Frontalunterricht, wie Bärbel Moritz ihn 25 Jahre lang gehalten hat, soll es hier nicht mehr geben. Die Lehrer haben Fortbildungen besucht und im vergangenen Schuljahr jede Woche am neuen Konzept gebastelt. Sie haben Karteikarten erstellt und Arbeitsblätter, die sich jetzt in der Praxis bewähren müssen.

„Kann sein, dass ein Baustein ein Jahr dauert – oder nur drei Wochen“, sagt Moritz. Genau könne das noch keiner sagen, schließlich steht das Konzept noch am Anfang. Ähnlich wie der Bau der neuen Mensa, die im Herbst nächsten Jahres fertig werden soll. Bis dahin essen die Schüler in einem anderen Gebäude zu Mittag – denn die Brandt-Schule ist nun auch eine Ganztagsschule.

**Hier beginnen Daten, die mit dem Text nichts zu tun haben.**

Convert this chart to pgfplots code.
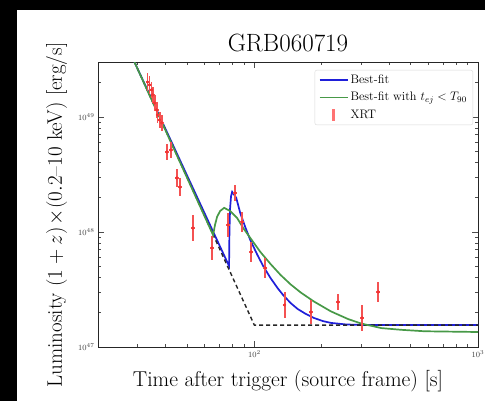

Manch älterer Schüler sieht das kritisch: Dominic ist in der neunten Klasse und froh, dass er noch nicht von der Reform betroffen ist. Wer bis 16 Uhr in der Schule sei, sagt er, dem bleibe ja kaum Zeit für andere Aktivitäten.

Auch an der Wilmersdorfer Otto-von-Guericke-Sekundarschule ist ein optimistischer Neustart zu beobachten. Zwar ist immer wieder zu hören, dass sich die ehemaligen Realschulen als Verlierer der Reform sehen, weil sie sich als Sekundarschulen verstärkt mit Hauptschülern befassen müssen. In Wilmersdorf sieht man das aber anders. „Wir hatten auch bisher schon 20 Prozent Hauptschulempfohlene“, berichtet Barbara Kolodziej, die die Guericke-Schule bisher geleitet hat und auch Standortleiterin in der Eisenzahnstraße bleibt. Insgesamt fusionieren hier drei Schulen zu einer Schule mit künftig zwei Standorten.

„Die Stimmung ist entspannt“, berichtet auch die künftige Leiterin der fusionierten Schule, Martina Schult. Als „Verlierer“ sehe sich das Kollegium schon deshalb nicht, weil es künftig mehr Unterstützung von Sozialarbeitern habe. Einzig problematisch sei die komplizierte Aufteilung auf die beiden Standorte. Bisher klappe das aber ganz gut – mit regelmäßigen Treffen aller drei Schulleiter.